• **Task goal**:
Copy out the data below from the line containing "Write the React, TypeScript" to the line containing "Scatter, XAxis, YAxis", both lines included, with all images left out.

• **Data entries**:

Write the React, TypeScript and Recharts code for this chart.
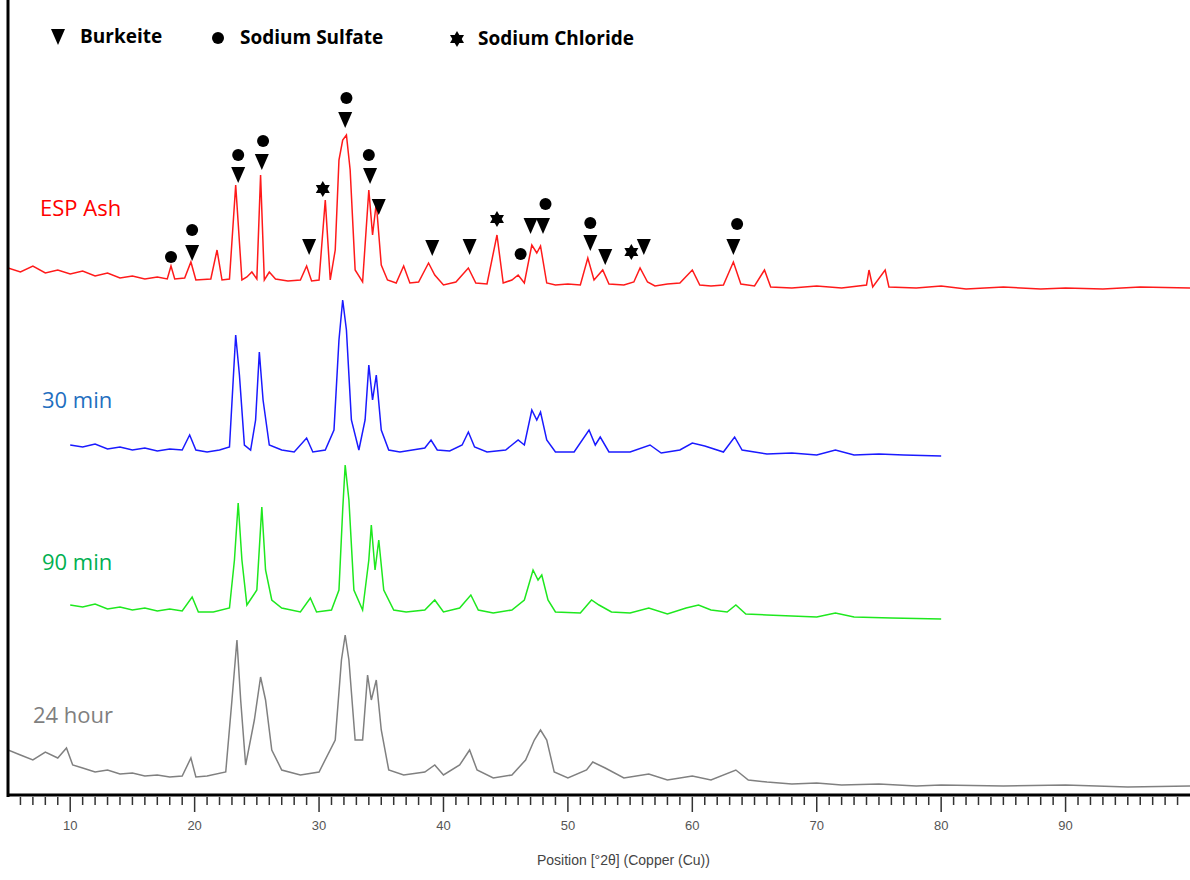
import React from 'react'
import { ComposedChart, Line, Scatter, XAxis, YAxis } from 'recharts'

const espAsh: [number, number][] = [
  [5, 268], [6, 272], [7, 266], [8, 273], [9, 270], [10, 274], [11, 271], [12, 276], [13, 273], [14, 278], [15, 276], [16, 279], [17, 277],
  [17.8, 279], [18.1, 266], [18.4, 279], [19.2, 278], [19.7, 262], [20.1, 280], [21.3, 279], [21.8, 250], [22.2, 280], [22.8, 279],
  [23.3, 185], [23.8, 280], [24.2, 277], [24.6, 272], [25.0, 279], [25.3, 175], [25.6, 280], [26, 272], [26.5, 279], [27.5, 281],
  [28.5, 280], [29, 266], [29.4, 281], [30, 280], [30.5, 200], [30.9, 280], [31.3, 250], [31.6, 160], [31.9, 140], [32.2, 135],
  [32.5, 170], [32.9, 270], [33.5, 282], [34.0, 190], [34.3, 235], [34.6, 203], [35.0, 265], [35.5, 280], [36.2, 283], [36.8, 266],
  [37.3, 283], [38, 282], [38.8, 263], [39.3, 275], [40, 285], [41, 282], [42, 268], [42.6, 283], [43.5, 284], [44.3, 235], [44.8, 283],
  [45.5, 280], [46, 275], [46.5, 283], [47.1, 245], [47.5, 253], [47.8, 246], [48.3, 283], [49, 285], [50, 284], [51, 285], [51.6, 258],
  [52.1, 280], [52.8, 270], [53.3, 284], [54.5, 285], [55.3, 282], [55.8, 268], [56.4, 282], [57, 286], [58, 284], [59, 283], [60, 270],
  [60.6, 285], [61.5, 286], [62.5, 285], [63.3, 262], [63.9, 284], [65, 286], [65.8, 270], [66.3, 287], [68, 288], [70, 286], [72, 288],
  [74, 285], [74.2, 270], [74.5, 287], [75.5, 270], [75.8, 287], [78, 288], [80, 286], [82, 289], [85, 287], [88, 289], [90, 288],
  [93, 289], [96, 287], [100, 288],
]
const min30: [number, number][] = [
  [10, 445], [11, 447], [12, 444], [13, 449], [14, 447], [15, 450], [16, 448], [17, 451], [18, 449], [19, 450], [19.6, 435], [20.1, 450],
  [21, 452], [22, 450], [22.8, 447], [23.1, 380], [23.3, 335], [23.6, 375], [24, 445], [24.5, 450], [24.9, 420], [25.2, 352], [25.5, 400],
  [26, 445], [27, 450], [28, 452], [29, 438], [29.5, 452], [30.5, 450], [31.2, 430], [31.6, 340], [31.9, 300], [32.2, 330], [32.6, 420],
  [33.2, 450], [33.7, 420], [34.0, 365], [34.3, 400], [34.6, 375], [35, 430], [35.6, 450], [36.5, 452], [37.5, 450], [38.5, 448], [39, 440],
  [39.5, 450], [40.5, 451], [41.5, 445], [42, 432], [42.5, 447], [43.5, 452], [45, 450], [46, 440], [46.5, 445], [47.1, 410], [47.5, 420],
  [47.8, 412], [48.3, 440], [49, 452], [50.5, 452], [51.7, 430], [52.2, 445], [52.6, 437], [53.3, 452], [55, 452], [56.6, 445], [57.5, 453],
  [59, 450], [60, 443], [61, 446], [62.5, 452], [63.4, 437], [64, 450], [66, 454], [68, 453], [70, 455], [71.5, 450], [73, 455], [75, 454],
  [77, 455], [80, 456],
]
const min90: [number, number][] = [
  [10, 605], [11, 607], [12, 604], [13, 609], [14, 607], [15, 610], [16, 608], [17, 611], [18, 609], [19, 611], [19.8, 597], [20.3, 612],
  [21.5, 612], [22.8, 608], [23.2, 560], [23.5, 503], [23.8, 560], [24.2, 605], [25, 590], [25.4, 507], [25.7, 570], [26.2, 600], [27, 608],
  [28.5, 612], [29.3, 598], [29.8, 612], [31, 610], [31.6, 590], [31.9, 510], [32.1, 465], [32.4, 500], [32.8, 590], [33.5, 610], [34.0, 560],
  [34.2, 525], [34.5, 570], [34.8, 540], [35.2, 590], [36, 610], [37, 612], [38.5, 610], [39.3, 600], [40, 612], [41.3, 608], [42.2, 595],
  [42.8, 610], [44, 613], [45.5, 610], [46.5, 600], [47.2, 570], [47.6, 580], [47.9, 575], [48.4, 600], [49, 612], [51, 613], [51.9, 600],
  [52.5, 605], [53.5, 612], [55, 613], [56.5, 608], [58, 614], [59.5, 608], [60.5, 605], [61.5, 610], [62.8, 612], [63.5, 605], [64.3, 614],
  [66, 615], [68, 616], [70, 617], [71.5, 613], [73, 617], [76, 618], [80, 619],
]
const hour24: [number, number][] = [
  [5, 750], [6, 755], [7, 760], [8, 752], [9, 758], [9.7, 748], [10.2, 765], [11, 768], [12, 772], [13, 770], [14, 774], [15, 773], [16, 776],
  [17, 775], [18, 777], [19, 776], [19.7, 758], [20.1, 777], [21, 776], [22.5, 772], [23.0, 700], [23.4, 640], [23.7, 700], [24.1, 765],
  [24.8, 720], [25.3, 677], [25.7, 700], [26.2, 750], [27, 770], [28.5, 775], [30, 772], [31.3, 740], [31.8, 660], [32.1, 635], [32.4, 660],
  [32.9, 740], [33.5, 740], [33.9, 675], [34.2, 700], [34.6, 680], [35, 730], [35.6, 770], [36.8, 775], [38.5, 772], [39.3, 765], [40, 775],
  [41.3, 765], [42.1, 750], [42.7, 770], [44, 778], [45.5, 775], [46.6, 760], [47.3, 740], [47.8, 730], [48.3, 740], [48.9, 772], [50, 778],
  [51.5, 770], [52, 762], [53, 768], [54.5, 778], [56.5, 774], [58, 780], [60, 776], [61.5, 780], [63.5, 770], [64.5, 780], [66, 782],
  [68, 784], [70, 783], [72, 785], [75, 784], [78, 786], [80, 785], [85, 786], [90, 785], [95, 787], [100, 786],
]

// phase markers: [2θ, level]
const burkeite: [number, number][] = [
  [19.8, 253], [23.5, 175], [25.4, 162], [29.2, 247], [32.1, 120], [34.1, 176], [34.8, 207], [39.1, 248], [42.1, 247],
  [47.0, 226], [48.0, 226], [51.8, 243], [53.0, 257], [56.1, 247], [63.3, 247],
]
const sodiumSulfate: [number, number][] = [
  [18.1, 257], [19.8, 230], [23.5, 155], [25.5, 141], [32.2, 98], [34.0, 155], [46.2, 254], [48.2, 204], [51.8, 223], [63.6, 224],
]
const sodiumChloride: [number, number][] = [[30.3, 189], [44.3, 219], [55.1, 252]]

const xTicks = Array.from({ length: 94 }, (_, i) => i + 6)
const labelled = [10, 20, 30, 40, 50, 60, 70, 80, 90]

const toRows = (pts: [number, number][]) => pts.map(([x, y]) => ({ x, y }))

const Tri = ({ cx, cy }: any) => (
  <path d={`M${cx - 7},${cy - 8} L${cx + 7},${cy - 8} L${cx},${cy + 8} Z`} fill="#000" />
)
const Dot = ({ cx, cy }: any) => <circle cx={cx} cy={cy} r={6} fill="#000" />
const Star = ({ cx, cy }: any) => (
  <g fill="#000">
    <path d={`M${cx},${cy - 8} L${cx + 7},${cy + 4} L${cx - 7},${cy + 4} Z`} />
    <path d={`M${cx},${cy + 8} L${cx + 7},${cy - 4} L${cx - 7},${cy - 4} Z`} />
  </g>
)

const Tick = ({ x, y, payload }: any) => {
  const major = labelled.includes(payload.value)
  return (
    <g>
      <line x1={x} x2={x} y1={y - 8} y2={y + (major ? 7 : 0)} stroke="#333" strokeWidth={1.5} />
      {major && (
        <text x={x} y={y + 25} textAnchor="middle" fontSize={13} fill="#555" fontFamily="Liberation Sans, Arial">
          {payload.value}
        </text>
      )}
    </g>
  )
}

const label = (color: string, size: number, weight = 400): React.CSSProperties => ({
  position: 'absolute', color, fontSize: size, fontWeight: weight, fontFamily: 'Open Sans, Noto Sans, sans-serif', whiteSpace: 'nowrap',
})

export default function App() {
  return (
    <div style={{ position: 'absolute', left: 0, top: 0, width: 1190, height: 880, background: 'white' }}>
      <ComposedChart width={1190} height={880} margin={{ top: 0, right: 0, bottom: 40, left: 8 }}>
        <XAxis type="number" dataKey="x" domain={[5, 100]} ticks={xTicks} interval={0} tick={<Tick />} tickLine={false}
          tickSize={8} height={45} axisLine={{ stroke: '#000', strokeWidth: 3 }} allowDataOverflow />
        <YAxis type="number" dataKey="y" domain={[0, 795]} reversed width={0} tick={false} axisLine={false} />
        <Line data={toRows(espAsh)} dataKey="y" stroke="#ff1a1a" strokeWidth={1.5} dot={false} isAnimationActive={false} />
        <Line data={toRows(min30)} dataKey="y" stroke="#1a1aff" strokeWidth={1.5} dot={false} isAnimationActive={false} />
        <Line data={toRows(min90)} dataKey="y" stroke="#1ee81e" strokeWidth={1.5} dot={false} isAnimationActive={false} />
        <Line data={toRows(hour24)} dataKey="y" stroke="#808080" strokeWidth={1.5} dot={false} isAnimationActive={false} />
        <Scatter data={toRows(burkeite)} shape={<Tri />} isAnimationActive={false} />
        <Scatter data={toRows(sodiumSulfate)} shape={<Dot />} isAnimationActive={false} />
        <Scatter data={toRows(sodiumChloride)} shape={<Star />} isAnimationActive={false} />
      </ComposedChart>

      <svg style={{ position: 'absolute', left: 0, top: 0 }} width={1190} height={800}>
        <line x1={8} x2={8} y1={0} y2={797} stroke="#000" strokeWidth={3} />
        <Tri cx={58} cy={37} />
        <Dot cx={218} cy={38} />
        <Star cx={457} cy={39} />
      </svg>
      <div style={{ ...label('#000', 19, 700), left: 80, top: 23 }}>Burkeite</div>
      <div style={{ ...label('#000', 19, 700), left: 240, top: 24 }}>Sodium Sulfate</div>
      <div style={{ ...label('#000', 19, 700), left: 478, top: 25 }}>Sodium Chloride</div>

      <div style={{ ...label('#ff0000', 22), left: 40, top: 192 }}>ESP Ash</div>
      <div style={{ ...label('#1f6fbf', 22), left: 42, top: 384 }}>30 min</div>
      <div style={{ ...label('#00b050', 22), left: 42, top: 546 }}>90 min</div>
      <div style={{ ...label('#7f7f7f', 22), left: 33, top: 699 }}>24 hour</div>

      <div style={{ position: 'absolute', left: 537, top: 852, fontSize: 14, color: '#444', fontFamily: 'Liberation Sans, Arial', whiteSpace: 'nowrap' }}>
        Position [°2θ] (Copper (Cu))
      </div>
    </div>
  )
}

* * *

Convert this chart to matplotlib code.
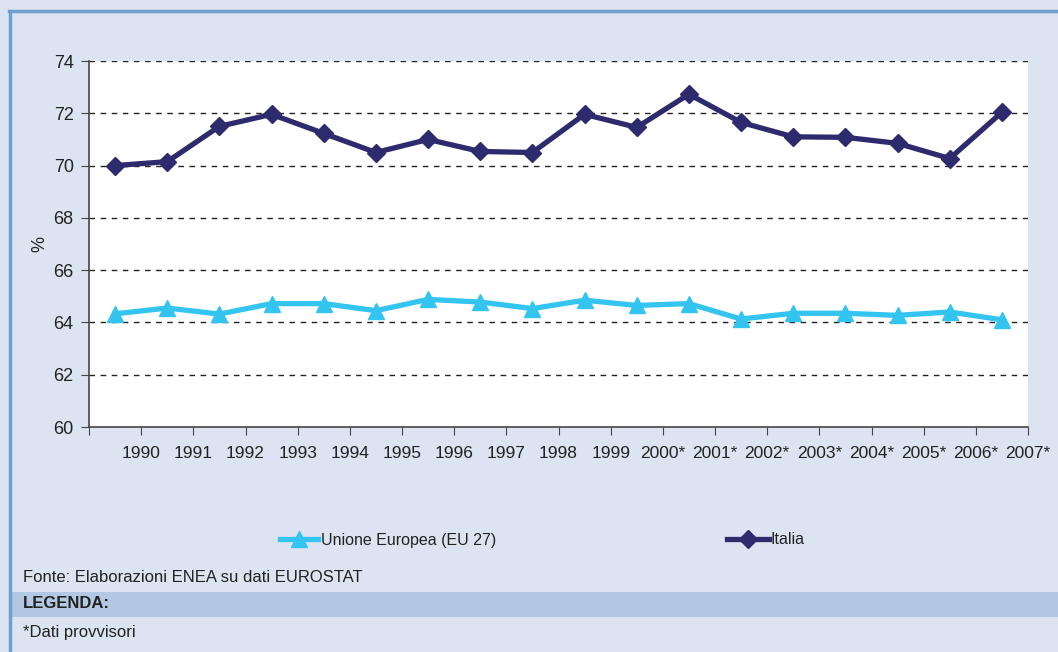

--

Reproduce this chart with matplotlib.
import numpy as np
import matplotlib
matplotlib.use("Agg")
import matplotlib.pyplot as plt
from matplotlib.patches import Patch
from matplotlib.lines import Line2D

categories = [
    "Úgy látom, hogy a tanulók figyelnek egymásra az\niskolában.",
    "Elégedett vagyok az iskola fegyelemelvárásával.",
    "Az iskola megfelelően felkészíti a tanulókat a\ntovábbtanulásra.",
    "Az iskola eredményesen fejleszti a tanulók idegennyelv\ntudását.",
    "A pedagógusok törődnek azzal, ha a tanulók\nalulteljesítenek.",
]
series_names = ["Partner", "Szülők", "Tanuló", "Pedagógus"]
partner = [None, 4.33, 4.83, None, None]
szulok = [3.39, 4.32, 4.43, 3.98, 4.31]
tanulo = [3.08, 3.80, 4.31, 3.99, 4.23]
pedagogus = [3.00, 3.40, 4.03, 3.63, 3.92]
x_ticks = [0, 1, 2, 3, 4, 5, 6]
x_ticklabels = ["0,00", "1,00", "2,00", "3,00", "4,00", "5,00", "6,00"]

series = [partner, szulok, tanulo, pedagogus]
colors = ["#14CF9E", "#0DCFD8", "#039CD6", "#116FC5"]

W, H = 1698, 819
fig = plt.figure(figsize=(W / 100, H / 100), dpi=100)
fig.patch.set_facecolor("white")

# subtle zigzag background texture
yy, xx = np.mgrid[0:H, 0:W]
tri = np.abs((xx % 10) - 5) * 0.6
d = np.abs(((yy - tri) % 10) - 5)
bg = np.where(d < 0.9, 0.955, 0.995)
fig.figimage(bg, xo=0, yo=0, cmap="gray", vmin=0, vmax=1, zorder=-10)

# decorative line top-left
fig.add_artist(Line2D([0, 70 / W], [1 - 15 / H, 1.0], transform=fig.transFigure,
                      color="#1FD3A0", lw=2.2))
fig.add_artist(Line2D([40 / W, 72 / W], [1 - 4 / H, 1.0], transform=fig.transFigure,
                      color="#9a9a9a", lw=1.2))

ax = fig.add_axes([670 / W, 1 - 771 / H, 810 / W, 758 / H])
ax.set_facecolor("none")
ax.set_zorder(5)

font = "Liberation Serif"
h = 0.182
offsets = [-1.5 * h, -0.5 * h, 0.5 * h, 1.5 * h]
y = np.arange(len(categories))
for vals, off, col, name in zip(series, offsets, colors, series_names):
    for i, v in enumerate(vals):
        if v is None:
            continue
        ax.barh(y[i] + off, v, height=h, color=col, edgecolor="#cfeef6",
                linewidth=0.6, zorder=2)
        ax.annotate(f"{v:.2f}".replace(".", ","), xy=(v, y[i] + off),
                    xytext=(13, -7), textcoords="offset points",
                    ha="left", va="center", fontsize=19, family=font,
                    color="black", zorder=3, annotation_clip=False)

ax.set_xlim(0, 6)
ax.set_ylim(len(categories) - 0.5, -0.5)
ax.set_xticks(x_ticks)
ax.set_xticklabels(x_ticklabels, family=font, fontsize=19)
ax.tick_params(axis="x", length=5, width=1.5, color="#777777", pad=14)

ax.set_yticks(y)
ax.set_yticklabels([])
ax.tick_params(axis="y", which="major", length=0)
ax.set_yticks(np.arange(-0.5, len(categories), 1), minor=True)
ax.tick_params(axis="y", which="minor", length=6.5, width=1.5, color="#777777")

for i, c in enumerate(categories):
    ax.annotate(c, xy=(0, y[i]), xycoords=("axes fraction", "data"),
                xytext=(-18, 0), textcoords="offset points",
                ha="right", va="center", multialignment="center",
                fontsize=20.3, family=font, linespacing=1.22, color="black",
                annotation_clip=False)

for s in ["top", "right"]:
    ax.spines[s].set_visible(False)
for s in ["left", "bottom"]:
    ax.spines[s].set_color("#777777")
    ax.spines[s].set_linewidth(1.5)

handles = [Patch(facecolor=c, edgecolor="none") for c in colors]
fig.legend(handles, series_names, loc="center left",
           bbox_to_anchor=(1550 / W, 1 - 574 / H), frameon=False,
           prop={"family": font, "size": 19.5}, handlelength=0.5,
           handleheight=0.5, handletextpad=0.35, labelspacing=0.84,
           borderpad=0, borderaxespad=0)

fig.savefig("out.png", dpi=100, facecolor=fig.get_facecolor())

• **Finished exercise**:
Write the React, TypeScript and Recharts code for this chart.
import React from 'react'
import { ComposedChart, Line, Scatter, XAxis, YAxis } from 'recharts'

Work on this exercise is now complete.